Sunday, February 21, 2010

Acceptance

The curious paradox is that when I accept myself just as I am then I can change.
Carl Rogers

Thursday, February 18, 2010

Surrender

The concept of surrender teaches you that when you stop resisting and surrender to your situation exactly as it is, things begin to change. Resistance is an instinctive mechanism you use to push away or deny your pain to protect you from your feelings of loss and grief. In the end, resistance robs you of your capacity to heal and transcend. when you surrender, you acknowledge, "This is what I am faced with right now in my life's journey. While Id like it to be different, I must allow myself to face the reality of what is happening -- When you surrender you release attachment to how you feel your life should be and invite yourself to be in the presence of your life exactly as it is. While naturally difficult to do, surrender is an act of courage. Dr. Alan Wolfelt.

Tuesday, February 16, 2010

SOS Help for Emotions

My current professional read is: SOS Help for Emotions - Managing Anxiety, Anger & Depression by Dr. Lynn Clark, Ph.D. It is a book grounded in Albert Ellis' Cognitive Behavior Therapy. It is an easy to read book with exercises and a summary of the main points at the end of each chapter. He states: Manage your Emotions or they will Manage you! Effectively managing our emotions includes: soothing and calming ourselves when update; practicing self-control; managing anger; controlling impulses; expressing emotions in healthy ways; avoiding sustained anxiety, anger and depression; handling inevitable defeats and setbacks in life; preventing negative emotions from dominating our judgment and problem solving. Two additional ingredients for managing our emotions are: tolerating frustration and accepting and valuing ourselves. Learn to soothe your emotions.

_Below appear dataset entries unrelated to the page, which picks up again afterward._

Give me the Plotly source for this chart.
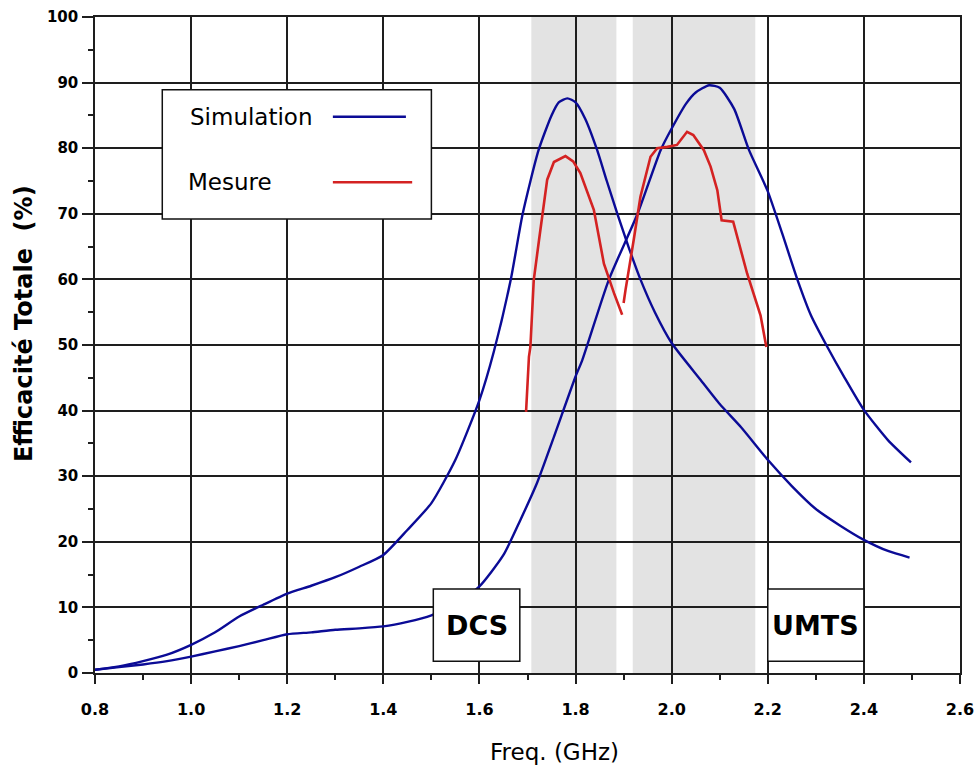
import plotly.graph_objects as go

# ---- data ----
sim_dcs_f = [0.80, 0.85, 0.90, 0.95, 1.00, 1.05, 1.10, 1.15, 1.20, 1.25, 1.30, 1.35, 1.40, 1.45,
             1.50, 1.55, 1.60, 1.63, 1.665, 1.69, 1.723, 1.75, 1.765, 1.783, 1.80, 1.82, 1.845,
             1.865, 1.887, 1.91, 1.935, 1.965, 2.00, 2.06, 2.10, 2.144, 2.20, 2.25, 2.30, 2.35,
             2.40, 2.45, 2.495]
sim_dcs_v = [0.5, 1.0, 1.8, 2.8, 4.3, 6.2, 8.6, 10.4, 12.1, 13.3, 14.6, 16.2, 18.0, 21.8,
             25.9, 32.5, 41.6, 49.0, 59.9, 70.0, 79.7, 85.0, 87.0, 87.6, 87.0, 84.5, 79.7,
             75.0, 70.0, 65.0, 60.0, 55.0, 50.3, 44.7, 41.0, 37.5, 32.5, 28.5, 25.0, 22.5,
             20.3, 18.6, 17.6]

sim_umts_f = [0.80, 0.85, 0.90, 0.95, 1.00, 1.05, 1.10, 1.15, 1.20, 1.25, 1.30, 1.35, 1.40, 1.45,
              1.50, 1.55, 1.60, 1.65, 1.685, 1.72, 1.755, 1.80, 1.814, 1.869, 1.929, 1.977, 2.00,
              2.03, 2.05, 2.078, 2.10, 2.13, 2.161, 2.199, 2.23, 2.262, 2.29, 2.324, 2.36, 2.40,
              2.45, 2.498]
sim_umts_v = [0.5, 0.9, 1.3, 1.8, 2.5, 3.3, 4.1, 5.0, 5.9, 6.2, 6.6, 6.8, 7.1, 7.8,
              8.8, 10.5, 13.2, 18.0, 23.3, 29.0, 36.0, 45.2, 47.7, 59.9, 70.0, 79.7, 83.0,
              86.8, 88.5, 89.6, 89.2, 86.0, 79.7, 73.6, 67.0, 59.9, 54.5, 49.7, 45.0, 40.1,
              35.5, 32.1]

mes_f = [1.697, 1.700, 1.703, 1.706, 1.713, 1.724, 1.741, 1.755, 1.779, 1.795, 1.81, 1.838,
         1.859, 1.88, 1.897, None,
         1.900, 1.904, 1.921, 1.935, 1.956, 1.97, 1.991, 2.011, 2.032, 2.045, 2.067, 2.081,
         2.095, 2.104, 2.128, 2.157, 2.185, 2.197]
mes_v = [39.8, 44.0, 48.2, 49.7, 59.9, 66.0, 75.2, 77.9, 78.8, 78.0, 76.2, 70.6,
         62.4, 57.9, 54.6, None,
         56.4, 58.4, 66.0, 72.6, 78.7, 80.0, 80.2, 80.5, 82.5, 82.0, 79.7, 77.2,
         73.6, 69.0, 68.8, 60.9, 54.5, 49.7]

x_ticks = [0.8, 1.0, 1.2, 1.4, 1.6, 1.8, 2.0, 2.2, 2.4, 2.6]
y_ticks = [0, 10, 20, 30, 40, 50, 60, 70, 80, 90, 100]
bands = [(1.708, 1.885), (1.919, 2.174)]
band_labels = [("DCS", 1.504, 1.684), ("UMTS", 2.2, 2.4)]
legend_names = ["Simulation", "Mesure"]

BLUE = "#0b0b96"
RED = "#d42222"
GRID = "#1e1e1e"

fig = go.Figure()
fig.add_trace(go.Scatter(x=sim_dcs_f, y=sim_dcs_v, mode="lines",
                         line=dict(color=BLUE, width=2.4, shape="spline", smoothing=0.6),
                         showlegend=False))
fig.add_trace(go.Scatter(x=sim_umts_f, y=sim_umts_v, mode="lines",
                         line=dict(color=BLUE, width=2.4, shape="spline", smoothing=0.6),
                         showlegend=False))
fig.add_trace(go.Scatter(x=mes_f, y=mes_v, mode="lines", connectgaps=False,
                         line=dict(color=RED, width=2.6), showlegend=False))

shapes = []
for a, b in bands:
    shapes.append(dict(type="rect", xref="x", yref="y", x0=a, x1=b, y0=0, y1=100,
                       fillcolor="#e3e3e3", line=dict(width=0), layer="below"))

annotations = []
for name, a, b in band_labels:
    shapes.append(dict(type="rect", xref="x", yref="y", x0=a, x1=b, y0=1.8, y1=12.8,
                       fillcolor="white", line=dict(color="#111", width=1.5), layer="above"))
    annotations.append(dict(x=(a + b) / 2, y=7.3, xref="x", yref="y", text=name,
                            showarrow=False, xanchor="center", yanchor="middle",
                            font=dict(family="DejaVu Sans", size=27, color="black", weight="bold")))

# legend box (text then line sample)
shapes.append(dict(type="rect", xref="x", yref="y", x0=0.94, x1=1.50, y0=69.2, y1=88.9,
                   fillcolor="white", line=dict(color="#111", width=1.5), layer="above"))
shapes.append(dict(type="line", xref="x", yref="y", x0=1.295, x1=1.447, y0=84.8, y1=84.8,
                   line=dict(color=BLUE, width=2.4), layer="above"))
shapes.append(dict(type="line", xref="x", yref="y", x0=1.295, x1=1.460, y0=74.8, y1=74.8,
                   line=dict(color=RED, width=2.6), layer="above"))
annotations.append(dict(x=0.993, y=84.8, xref="x", yref="y", text=legend_names[0],
                        showarrow=False, xanchor="left", yanchor="middle",
                        font=dict(family="DejaVu Sans", size=23, color="black")))
annotations.append(dict(x=0.99, y=74.9, xref="x", yref="y", text=legend_names[1],
                        showarrow=False, xanchor="left", yanchor="middle",
                        font=dict(family="DejaVu Sans", size=23, color="black")))

# axis titles
annotations.append(dict(x=0.531, y=-0.12, xref="paper", yref="paper", text="Freq. (GHz)",
                        showarrow=False, xanchor="center", yanchor="middle",
                        font=dict(family="DejaVu Sans", size=23, color="black")))
annotations.append(dict(x=-0.082, y=0.532, xref="paper", yref="paper",
                        text="Efficacité Totale  (%)", textangle=-90,
                        showarrow=False, xanchor="center", yanchor="middle",
                        font=dict(family="DejaVu Sans", size=24, color="black", weight="bold")))

fig.update_layout(
    width=977, height=767,
    margin=dict(l=95, r=17, t=17, b=94, autoexpand=False),
    paper_bgcolor="white", plot_bgcolor="white",
    shapes=shapes, annotations=annotations,
    showlegend=False,
)
fig.update_xaxes(
    range=[0.8, 2.6], tickvals=x_ticks, ticktext=[f"{v:.1f}" for v in x_ticks],
    automargin=False,
    showgrid=True, gridcolor=GRID, gridwidth=1.5,
    showline=True, linecolor=GRID, linewidth=1.5, mirror=True,
    ticks="outside", ticklen=9, tickwidth=1.5, tickcolor=GRID,
    ticklabelstandoff=12,
    minor=dict(dtick=0.1, tick0=0.8, ticks="outside", ticklen=5, tickwidth=1.5,
               tickcolor=GRID, showgrid=False),
    tickfont=dict(family="DejaVu Sans", size=16, color="black", weight="bold"),
    zeroline=False,
)
fig.update_yaxes(
    range=[0, 100], tickvals=y_ticks, ticktext=[str(v) for v in y_ticks],
    automargin=False,
    showgrid=True, gridcolor=GRID, gridwidth=1.5,
    showline=True, linecolor=GRID, linewidth=1.5, mirror=True,
    ticks="outside", ticklen=11, tickwidth=1.5, tickcolor=GRID,
    ticklabelstandoff=1,
    minor=dict(dtick=5, tick0=0, ticks="outside", ticklen=5, tickwidth=1.5,
               tickcolor=GRID, showgrid=False),
    tickfont=dict(family="DejaVu Sans", size=15, color="black", weight="bold"),
    zeroline=False,
)

fig.write_html("out.html", config={"displayModeBar": False},
               post_script="document.body.style.margin='0px';document.body.style.overflow='hidden';")
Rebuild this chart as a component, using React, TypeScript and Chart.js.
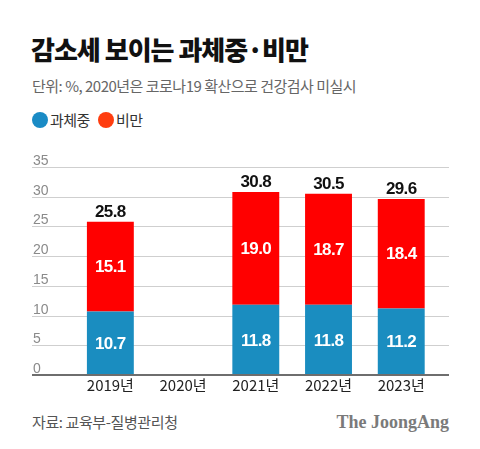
import React, { useEffect, useRef } from "react";
import { Chart, registerables } from "chart.js";

Chart.register(...registerables);

const categories = ["2019년", "2020년", "2021년", "2022년", "2023년"];
const overweight = [10.7, null, 11.8, 11.8, 11.2];
const obese = [15.1, null, 19.0, 18.7, 18.4];
const totals = [25.8, null, 30.8, 30.5, 29.6];
const yTicks = [0, 5, 10, 15, 20, 25, 30, 35];

const BLUE = "#1a8dc0";
const RED = "#ff0000";
const KR = "'Noto Sans CJK KR', 'Noto Sans', sans-serif";
const NUM = "'Liberation Sans', Arial, sans-serif";

const overlay = {
  id: "overlay",
  beforeDatasetsDraw(chart: any) {
    const ctx = chart.ctx;
    const y = chart.scales.y;
    ctx.save();
    yTicks.forEach((v) => {
      const py = Math.round(y.getPixelForValue(v)) + 0.5;
      if (v !== 0) {
        ctx.strokeStyle = "#cfcfcf";
        ctx.lineWidth = 1;
        ctx.beginPath();
        ctx.moveTo(32, py);
        ctx.lineTo(449, py);
        ctx.stroke();
      }
      ctx.fillStyle = "#8a8a8a";
      ctx.font = `14px ${NUM}`;
      ctx.textAlign = "left";
      ctx.textBaseline = "alphabetic";
      ctx.fillText(String(v), 33, py - 3);
    });
    ctx.restore();
  },
  afterDatasetsDraw(chart: any) {
    const ctx = chart.ctx;
    const y = chart.scales.y;
    ctx.save();
    const by = y.getPixelForValue(0);
    ctx.strokeStyle = "#6e6e6e";
    ctx.lineWidth = 2;
    ctx.beginPath();
    ctx.moveTo(32, by);
    ctx.lineTo(449, by);
    ctx.stroke();
    ctx.font = `bold 17px ${NUM}`;
    try { (ctx as any).letterSpacing = "-0.6px"; } catch (e) {}
    ctx.textAlign = "center";
    ctx.textBaseline = "middle";
    chart.data.datasets.forEach((ds: any, di: number) => {
      const meta = chart.getDatasetMeta(di);
      meta.data.forEach((el: any, i: number) => {
        const v = ds.data[i];
        if (v == null) return;
        ctx.fillStyle = "#ffffff";
        ctx.fillText(v.toFixed(1), el.x, (el.y + el.base) / 2 + 1);
      });
    });
    const topMeta = chart.getDatasetMeta(chart.data.datasets.length - 1);
    ctx.fillStyle = "#111111";
    ctx.textBaseline = "alphabetic";
    topMeta.data.forEach((el: any, i: number) => {
      const t = totals[i];
      if (t == null) return;
      ctx.fillText(t.toFixed(1), el.x, y.getPixelForValue(t) - 5);
    });
    ctx.restore();
  },
};

function ChartBox() {
  const ref = useRef<HTMLCanvasElement | null>(null);
  useEffect(() => {
    if (!ref.current) return;
    const chart = new Chart(ref.current, {
      type: "bar",
      data: {
        labels: categories,
        datasets: [
          { label: "과체중", data: overweight as any, backgroundColor: BLUE, borderWidth: 0 },
          { label: "비만", data: obese as any, backgroundColor: RED, borderWidth: 0 },
        ],
      },
      options: {
        animation: false,
        responsive: false,
        maintainAspectRatio: false,
        datasets: { bar: { categoryPercentage: 1, barPercentage: 0.645 } },
        layout: { padding: { left: 74, right: 42.4, top: 27, bottom: 0 } },
        plugins: { legend: { display: false }, tooltip: { enabled: false } },
        scales: {
          x: {
            stacked: true,
            offset: true,
            grid: { display: false, drawTicks: false },
            border: { display: false },
            ticks: {
              color: "#222",
              font: { family: KR, size: 15 },
              padding: 1,
              maxRotation: 0,
              autoSkip: false,
            },
            afterFit: (s: any) => {
              s.height = 25;
            },
          },
          y: {
            stacked: true,
            display: false,
            min: 0,
            max: 35,
          },
        },
      },
      plugins: [overlay],
    });
    return () => chart.destroy();
  }, []);
  return <canvas ref={ref} width={480} height={260} style={{ position: "absolute", left: 0, top: 140, width: 480, height: 260 }} />;
}

export default function App() {
  return (
    <div style={{ position: "absolute", left: 0, top: 0, width: 480, height: 449, background: "#fff", overflow: "hidden", fontFamily: KR }}>
      <div style={{ position: "absolute", left: 31, top: 34, fontSize: 26, lineHeight: "30px", fontWeight: 900, letterSpacing: -1, color: "#111", whiteSpace: "nowrap" }}>
        감소세 보이는 과체중·비만
      </div>
      <div style={{ position: "absolute", left: 32, top: 76, fontSize: 15, lineHeight: "20px", color: "#666", letterSpacing: -0.5, whiteSpace: "nowrap" }}>
        단위: %, 2020년은 코로나19 확산으로 건강검사 미실시
      </div>
      <div style={{ position: "absolute", left: 32, top: 110, height: 20, display: "flex", alignItems: "center", fontSize: 15, lineHeight: "20px", color: "#333", whiteSpace: "nowrap" }}>
        <span style={{ display: "inline-block", width: 16, height: 16, borderRadius: 8, background: "#1a8bc5", marginRight: 2 }} />
        <span style={{ letterSpacing: -0.5 }}>과체중</span>
        <span style={{ display: "inline-block", width: 16, height: 16, borderRadius: 8, background: "#ff3d0f", marginLeft: 8, marginRight: 2 }} />
        <span style={{ letterSpacing: -0.5 }}>비만</span>
      </div>
      <ChartBox />
      <div style={{ position: "absolute", left: 32, top: 412, fontSize: 15, lineHeight: "20px", color: "#555", letterSpacing: -0.4, whiteSpace: "nowrap" }}>
        자료: 교육부-질병관리청
      </div>
      <div style={{ position: "absolute", right: 31, top: 410, fontSize: 18, lineHeight: "24px", color: "#7a7a7a", fontWeight: 700, fontFamily: "'Liberation Serif', 'DejaVu Serif', serif", whiteSpace: "nowrap" }}>
        The JoongAng
      </div>
    </div>
  );
}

Thus far, a good read with some helpful suggestions.

Thursday, February 11, 2010

Finding Hope

For women experiencing depression and looking to find hope, join us for our 8-week psychoeducational group to begin Monday, March 8th from 4:30 - 6:00 PM. Learn techniques to help the healing process and gain your life back. Nutrition, exercise, medications, anxiety management, identify underlying causes, eliminate negative habits of body and mind will be some of our topics of discussion. We're a group to encourage women with depression how to find hope and joy in your life.

We will post summaries of our lessons so that if you can't join us in Bountiful you can be a part of us!

Wednesday, February 10, 2010

What Happy Couples Know

This article has 5 great tips on keeping your relationship happy. In summary they are: 1. Talk to each other (seems obvious but SO important ... connect each day) 2. Flirt & Have fun 3. Get Stupid Together (laugh & be silly) 4. Declare Your Independence (Have activities/friendships outside your marriage) 5. Share a Spiritual Moment each day.

Monday, February 8, 2010

Healthy Assertive Rights

I recall my mom encouraging me to read the book My Perfect Right as an adolescent girl. I appreciate her encouraging me to implement the following into my life.

I have a right to put myself first, sometimes.
I have a right to make mistakes.
I have a right to be the final judge of my feelings and accept them as legitimate.
I have a right to express my own opinions and beliefs.
I have a right to question what I don't like and to protest unfair treatment.
I have a right to ask for clarification.
I have a right to negotiate for change.
I have a right to ask for help or emotional support.
I have a right to feel and express pain and or uncomfortable feelings.
I have a right to receive recognition for my special qualities and talents and for my work and achievments.
I have a right to say "no" to other people's requests.
I have a right to be alone, even if others request my company.
I have a right not to have to justify myself to others.
I have a right not to take responsibility for someone else's problem.
I have a right not to have to anticiipate the needs and wishes of others.
I have a right to say "I don't know" or "I don't understand.

Thursday, February 4, 2010

Pain & Hope

In the words of Alla Bozarth-Campbell, "Pain is bearable when we are able to trust that it won't last forever, not when we pretend it doesn't exist.

As Helen Keller states, "The only way to the other side is through."

These two quotes are among many in Dr. Alan Wolfelt's Understanding Your Suicide Grief: Ten Essential Touchstones for Finding Hope and Healing your Heart.

Tonight we will meet for our grief group - 5:15 - 6:30 for those who have experienced the death of someone they love from suicide. 6:45 - 8:00 for those who have experienced the death of someone they love.

If you'd like to join us, you can contact Becky at 801.259.3883 or email: becky.lpc@gmail.com

Monday, February 1, 2010

What's Self-Compassion?

... bearing witness to one's own suffering, and responding with kindness and understanding.

What do you do to create self-compassion in your life?